In an interview with the Wall Street Journal, Richard Vedder outlined what he sees as the reason for the parabolic increases in the cost of higher education. The article runs to 4,300 words. I have set out what I see as the main points below. While I think there is merit in the bulk of his argument, I am not convinced that online courses are the solution :

Rising costs
In 1964, federal student aid was a mere $231million. By 1981 it was $7billion in student loans alone. This amount doubled in the 1980’s and tripled in each of the following decades and is now $105billion. Taxpayers now stand behind nearly $1trillion in student loans.

Many colleges are using federal largess to finance Hilton-like dorms and Club Med amenites. Stanford offers more classes in yoga than in Shakespeare. Princeton built a $136million student residence with leaded glass windows and a cavernous oak dining hall (funded by a $30million tax—deductible donation from Hewlett Packard). The dorm cost about $300,000 per bed.

“Universities are in the housing business, the entertainment business, in the lodging business, in the food business. Hell, my university runs a travel agency which ordinary people off the street can use.”

Some college officials are also compensated more handsomely than CEOs. Since 2000, NY University has provided $90million in loans, many of them zero interest and forgivable, to administrators and faculty to buy houses and summer homes on Fire Island and the Hamptons.

Ohio State University paid President Gordon Gee $2million last year while also providing him a 9,630 square foot Tudor mansion on a 1.3 hectare estate. It includes a $532 shower curtain in a guest bathroom. They also paid $23,000 per month for Mr. Gee’s soirees and half a million for him to travel the country in a private jet.

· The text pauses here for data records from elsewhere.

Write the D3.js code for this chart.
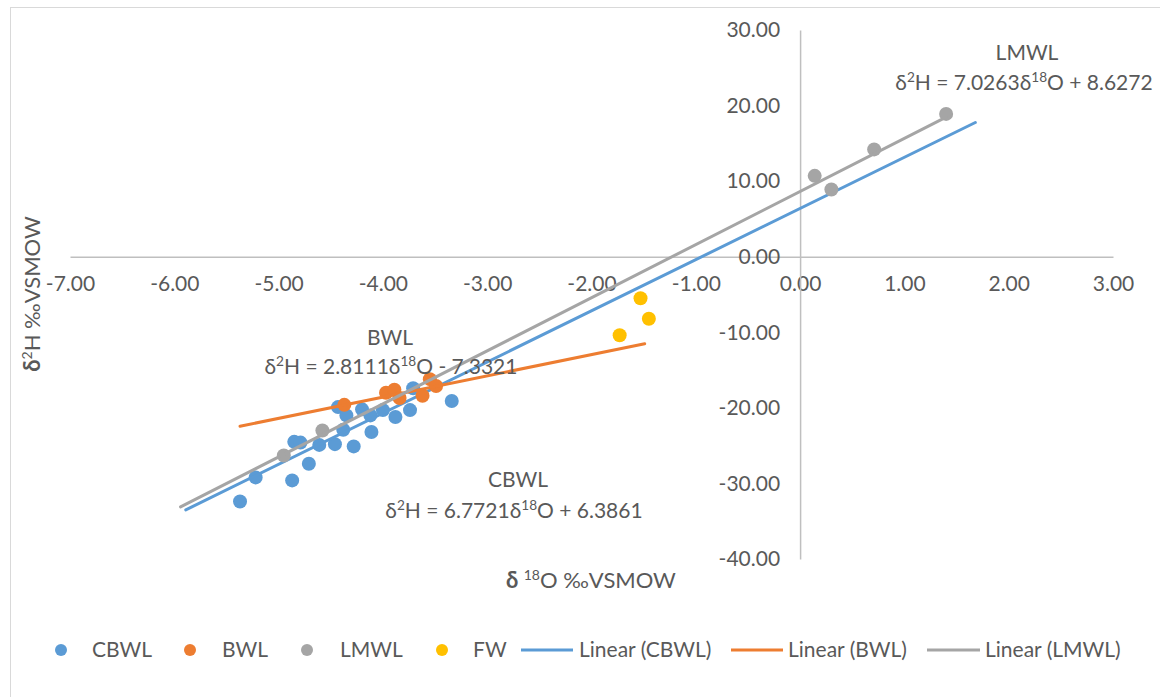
<!DOCTYPE html>
<html>
<head>
<meta charset="utf-8">
<script src="https://cdn.jsdelivr.net/npm/d3@7"></script>
<style>
  html, body { margin: 0; padding: 0; background: #fff; }
  svg { display: block; font-family: Lato, "Liberation Sans", sans-serif; }
</style>
</head>
<body>
<svg id="chart" width="1160" height="697"></svg>
<script>
// δ18O / δ2H sample values (‰ VSMOW)
const cbwlO = [-5.37, -5.22, -4.87, -4.71, -4.85, -4.79, -4.61, -4.46, -4.28, -4.11,
               -4.38, -4.43, -4.35, -4.20, -4.12, -4.00, -3.88, -3.74, -3.71, -3.34];
const cbwlH = [-32.4, -29.2, -29.6, -27.4, -24.5, -24.6, -24.9, -24.8, -25.1, -23.2,
               -22.9, -19.9, -21.0, -20.2, -21.0, -20.3, -21.2, -20.3, -17.4, -19.1];
const bwlO = [-4.37, -3.97, -3.89, -3.84, -3.62, -3.55, -3.49];
const bwlH = [-19.6, -18.0, -17.6, -18.7, -18.4, -16.2, -17.1];
const lmwlO = [-4.95, -4.58, 0.14, 0.30, 0.71, 1.40];
const lmwlH = [-26.3, -23.0, 10.7, 8.9, 14.2, 18.9];
const fwO = [-1.53, -1.45, -1.73];
const fwH = [-5.5, -8.2, -10.4];

// Linear trend lines: slope, intercept and x-extent
const trendNames = ["CBWL", "BWL", "LMWL"];
const trendSlope = [6.7721, 2.8111, 7.0263];
const trendIntercept = [6.3861, -7.3321, 8.6272];
const trendFrom = [-5.89, -5.37, -5.94];
const trendTo = [1.68, -1.49, 1.40];
const trendLabels = [
  ["δ", "2", "H = 6.7721δ", "18", "O + 6.3861"],
  ["δ", "2", "H = 2.8111δ", "18", "O - 7.3321"],
  ["δ", "2", "H = 7.0263δ", "18", "O + 8.6272"]
];

// Axis ticks
const xTicks = [-7, -6, -5, -4, -3, -2, -1, 0, 1, 2, 3];
const yTicks = [-40, -30, -20, -10, 0, 10, 20, 30];

const colors = { CBWL: "#5B9BD5", BWL: "#ED7D31", LMWL: "#A5A5A5", FW: "#FFC000" };
const textColor = "#595959";

const svg = d3.select("#chart");

// chart frame
svg.append("rect")
  .attr("x", 10.5).attr("y", 7.5)
  .attr("width", 1160).attr("height", 700)
  .attr("fill", "none").attr("stroke", "#D9D9D9").attr("stroke-width", 1);

const x = d3.scaleLinear().domain([-7, 3]).range([70, 1113]);
const y = d3.scaleLinear().domain([-40, 30]).range([559, 30]);

const fmt = d => d.toFixed(2);

// X axis along y = 0
const gx = svg.append("g")
  .attr("transform", `translate(0,${y(0)})`)
  .call(d3.axisBottom(x).tickValues(xTicks).tickFormat(fmt).tickSize(0).tickPadding(22));
// Y axis along x = 0
const gy = svg.append("g")
  .attr("transform", `translate(${x(0)},0)`)
  .call(d3.axisLeft(y).tickValues(yTicks).tickFormat(fmt).tickSize(0).tickPadding(20));

[gx, gy].forEach(g => {
  g.select(".domain").attr("stroke", "#BFBFBF").attr("stroke-width", 1.5);
  g.selectAll("text")
    .attr("fill", textColor)
    .style("font-size", "21px")
    .style("font-family", "Lato, 'Liberation Sans', sans-serif");
});
gx.selectAll("text").attr("dy", "0.6em");

function drawPoints(xs, ys, color) {
  svg.append("g").selectAll("circle")
    .data(xs.map((v, i) => [v, ys[i]]))
    .join("circle")
    .attr("cx", d => x(d[0]))
    .attr("cy", d => y(d[1]))
    .attr("r", 7)
    .attr("fill", color);
}

function drawTrend(i, color) {
  const f = v => trendSlope[i] * v + trendIntercept[i];
  svg.append("line")
    .attr("x1", x(trendFrom[i])).attr("y1", y(f(trendFrom[i])))
    .attr("x2", x(trendTo[i])).attr("y2", y(f(trendTo[i])))
    .attr("stroke", color).attr("stroke-width", 3)
    .attr("stroke-linecap", "round");
}

drawPoints(cbwlO, cbwlH, colors.CBWL);
drawTrend(0, colors.CBWL);
drawPoints(bwlO, bwlH, colors.BWL);
drawTrend(1, colors.BWL);
drawPoints(lmwlO, lmwlH, colors.LMWL);
drawTrend(2, colors.LMWL);
drawPoints(fwO, fwH, colors.FW);

// Trend line labels
function equation(parent, parts, cx, cy, size) {
  const t = parent.append("text")
    .attr("x", cx).attr("y", cy)
    .attr("text-anchor", "middle")
    .attr("fill", textColor)
    .style("font-size", size + "px");
  parts.forEach((p, k) => {
    const sup = k === 1 || k === 3;
    t.append("tspan")
      .attr("dy", sup ? -size * 0.38 : (k === 0 ? 0 : size * 0.38))
      .style("font-size", sup ? (size * 0.65) + "px" : size + "px")
      .text(p);
  });
  return t;
}

const labelPos = [[518, 487, 514, 518], [390, 345, 391, 374], [1027, 60, 1024, 90]];
const labels = svg.append("g");
trendNames.forEach((name, i) => {
  const [nx, ny, ex, ey] = labelPos[i];
  labels.append("text")
    .attr("x", nx).attr("y", ny)
    .attr("text-anchor", "middle")
    .attr("fill", textColor)
    .style("font-size", "21px")
    .text(name);
  equation(labels, trendLabels[i], ex, ey, 21);
});

// Axis titles
const xt = svg.append("text")
  .attr("x", 591).attr("y", 588)
  .attr("text-anchor", "middle")
  .attr("fill", textColor)
  .style("font-size", "22px");
xt.append("tspan").style("font-weight", "bold").text("δ ");
xt.append("tspan").attr("dy", -8).style("font-size", "14px").text("18");
xt.append("tspan").attr("dy", 8).text("O ‰VSMOW");

const yt = svg.append("text")
  .attr("transform", "translate(40,294) rotate(-90)")
  .attr("text-anchor", "middle")
  .attr("fill", textColor)
  .style("font-size", "22px");
yt.append("tspan").style("font-weight", "bold").text("δ");
yt.append("tspan").attr("dy", -8).style("font-size", "14px").text("2");
yt.append("tspan").attr("dy", 8).text("H ‰VSMOW");

// Legend
const legendY = 650;
const legend = svg.append("g").style("font-size", "21px");
const pointItems = [["CBWL", 61, 92], ["BWL", 190, 222], ["LMWL", 307, 340], ["FW", 442, 473]];
pointItems.forEach(([name, cx, tx]) => {
  legend.append("circle").attr("cx", cx).attr("cy", legendY).attr("r", 6).attr("fill", colors[name]);
  legend.append("text").attr("x", tx).attr("y", legendY).attr("dy", "0.35em")
    .attr("fill", textColor).text(name);
});
const lineItems = [["CBWL", 521, 573, 579], ["BWL", 731, 783, 788], ["LMWL", 927, 980, 985]];
lineItems.forEach(([name, x1, x2, tx]) => {
  legend.append("line").attr("x1", x1).attr("x2", x2).attr("y1", legendY).attr("y2", legendY)
    .attr("stroke", colors[name]).attr("stroke-width", 3);
  legend.append("text").attr("x", tx).attr("y", legendY).attr("dy", "0.35em")
    .attr("fill", textColor).text(`Linear (${name})`);
});
</script>
</body>
</html>
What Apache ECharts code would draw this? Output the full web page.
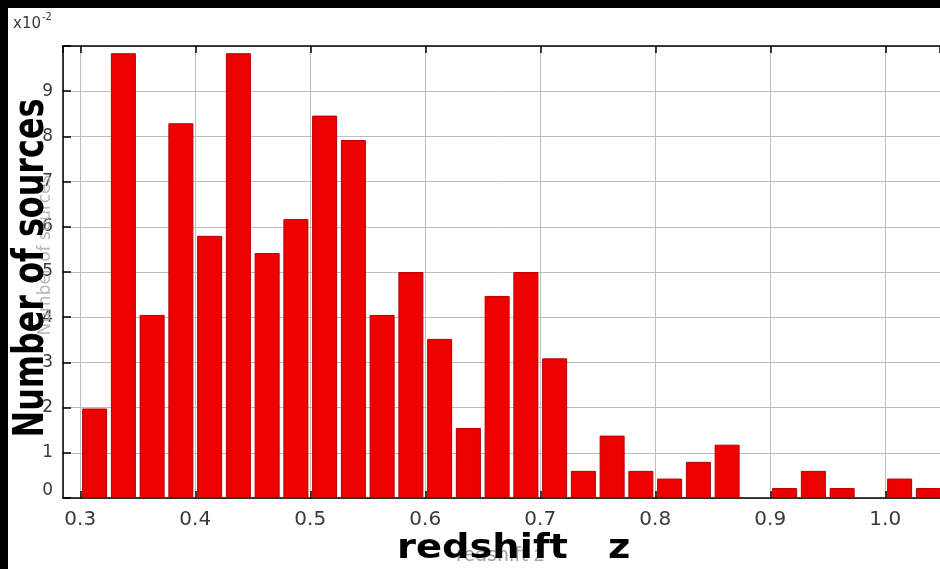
<!DOCTYPE html>
<html>
<head>
<meta charset="utf-8">
<script src="https://cdn.jsdelivr.net/npm/echarts@6/dist/echarts.min.js"></script>
<style>
  html, body { margin: 0; padding: 0; background: #000; }
  #chart { width: 940px; height: 569px; }
</style>
</head>
<body>
<div id="chart"></div>
<script>
// Redshift histogram: fraction of sources per 0.025-wide bin (in units of 10^-2)
const binStart = [0.300, 0.325, 0.350, 0.375, 0.400, 0.425, 0.450, 0.475, 0.500, 0.525,
                  0.550, 0.575, 0.600, 0.625, 0.650, 0.675, 0.700, 0.725, 0.750, 0.775,
                  0.800, 0.825, 0.850, 0.875, 0.900, 0.925, 0.950, 0.975, 1.000, 1.025];
const binWidth = 0.025;
const share = [1.98, 9.84, 4.05, 8.29, 5.80, 9.84, 5.42, 6.17, 8.46, 7.92,
               4.05, 5.00, 3.52, 1.55, 4.47, 5.00, 3.09, 0.60, 1.38, 0.60,
               0.43, 0.80, 1.18, 0.00, 0.22, 0.60, 0.22, 0.00, 0.43, 0.22];
const yTicks = [0, 1, 2, 3, 4, 5, 6, 7, 8, 9];
const xTicks = [0.3, 0.4, 0.5, 0.6, 0.7, 0.8, 0.9, 1.0];

const chart = echarts.init(document.getElementById('chart'), null, { renderer: 'canvas' });

const labelFont = 'DejaVu Sans';
const gridColor = '#bdbdbd';
const xMin = 0.285, xMax = 1.0476;

const isXTick = v => xTicks.some(t => Math.abs(t - v) < 1e-6);

const frameAxis = {
  axisLine: { show: true, onZero: false, lineStyle: { color: '#000', width: 1.5 } },
  axisTick: { show: true, inside: true, length: 7, lineStyle: { color: '#000', width: 1.5 } }
};

chart.setOption({
  backgroundColor: '#000',
  animation: false,
  grid: { left: 63, top: 46, width: 877, height: 452, containLabel: false },
  xAxis: [
    Object.assign({
      type: 'value', position: 'bottom', min: xMin, max: xMax, splitNumber: 8,
      axisLabel: {
        margin: 12, color: '#3a3a3a', fontFamily: labelFont, fontSize: 20,
        showMinLabel: false, showMaxLabel: false,
        formatter: v => isXTick(v) ? v.toFixed(1) : ''
      },
      splitLine: { show: true, lineStyle: { color: gridColor, width: 1 } }
    }, frameAxis),
    Object.assign({
      type: 'value', position: 'top', min: xMin, max: xMax, splitNumber: 8,
      axisLabel: { show: false },
      splitLine: { show: false }
    }, frameAxis)
  ],
  yAxis: [
    Object.assign({
      type: 'value', min: 0, max: 10, interval: 1,
      axisLabel: {
        margin: 10, color: '#3a3a3a', fontFamily: labelFont, fontSize: 17,
        formatter: v => yTicks.indexOf(v) < 0 ? '' : (v === 0 ? '{zero|0}' : String(v)),
        rich: { zero: { fontFamily: labelFont, fontSize: 17, color: '#3a3a3a', padding: [0, 0, 14, 0] } }
      },
      splitLine: { show: true, lineStyle: { color: gridColor, width: 1 } }
    }, frameAxis, { axisTick: { show: true, inside: true, length: 8, lineStyle: { color: '#000', width: 1.5 } } })
  ],
  series: [
    {
      type: 'bar',
      xAxisIndex: 0,
      yAxisIndex: 0,
      barWidth: 25,
      data: binStart.map((s, i) => ({
        value: [s + binWidth / 2, share[i]],
        // empty bins get no outline so nothing shows on the axis
        itemStyle: share[i] === 0 ? { borderWidth: 0 } : undefined
      })),
      itemStyle: { color: '#ee0000', borderColor: '#b30000', borderWidth: 1 },
      z: 3
    }
  ],
  graphic: [
    // white page panel inside the black frame
    { type: 'rect', left: 8, top: 8, z: -100, silent: true,
      shape: { width: 932, height: 561 }, style: { fill: '#fff' } },
    // axis exponent
    { type: 'text', left: 13, top: 12, z: 100,
      style: { text: '{b|x10}{s|-2}', rich: {
        b: { fontFamily: labelFont, fontSize: 15, fill: '#3a3a3a', padding: [8, 0, 0, 0] },
        s: { fontFamily: labelFont, fontSize: 10, fill: '#3a3a3a', padding: [0, 0, 6, 1] }
      } } },
    // faint original axis titles
    { type: 'text', x: 500, y: 556, z: 90,
      style: { text: 'redshift z', font: '19px DejaVu Sans', fill: '#a0a0a0',
               align: 'center', verticalAlign: 'middle' } },
    { type: 'text', x: 46, y: 255, rotation: Math.PI / 2, z: 90,
      style: { text: 'Number of sources', font: '17px DejaVu Sans', fill: '#b8b8b8',
               align: 'center', verticalAlign: 'middle' } },
    // bold axis titles
    { type: 'text', x: 32, y: 268, rotation: Math.PI / 2, scaleX: 0.74, z: 110,
      style: { text: 'Number of sources', font: 'bold 43px DejaVu Sans', fill: '#000',
               align: 'center', verticalAlign: 'middle' } },
    { type: 'text', x: 397, y: 549, scaleX: 1.13, z: 110,
      style: { text: 'redshift   z', font: 'bold 34px DejaVu Sans', fill: '#000',
               align: 'left', verticalAlign: 'middle' } }
  ]
});
</script>
</body>
</html>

Low income earners can’t get in.
Today about 7% of recent college grads come from the bottom income quartile compared with 12% in 1970 when federal aid was scarce. Government subsidies are not making college more accessible. They have not improved outcomes or graduation rates.

Degrees not needed
30% of the adult population has college degrees. The Department of Labor tells us that only 20% or so of jobs require a college degree. Why are we encouraging more kids to go to college?

The average student loan debt is $26,000 but many graduates, especially those with professional degrees have six-figure debts.

Online
The Department of Education has been littered with demonstration projects, innovation projects, proposals for new ways to do things for decades and there is nothing to show for it.

Innovation is being driven by entrepreneurs like Stanford computer science prof Sebastian Thrun, who founded the for profit company Udacity that offers ‘massive open online courses (MOOCs). Mr Thrun began teaching AI at Stanford and then at Udacity. 200,000 people signed up for the course.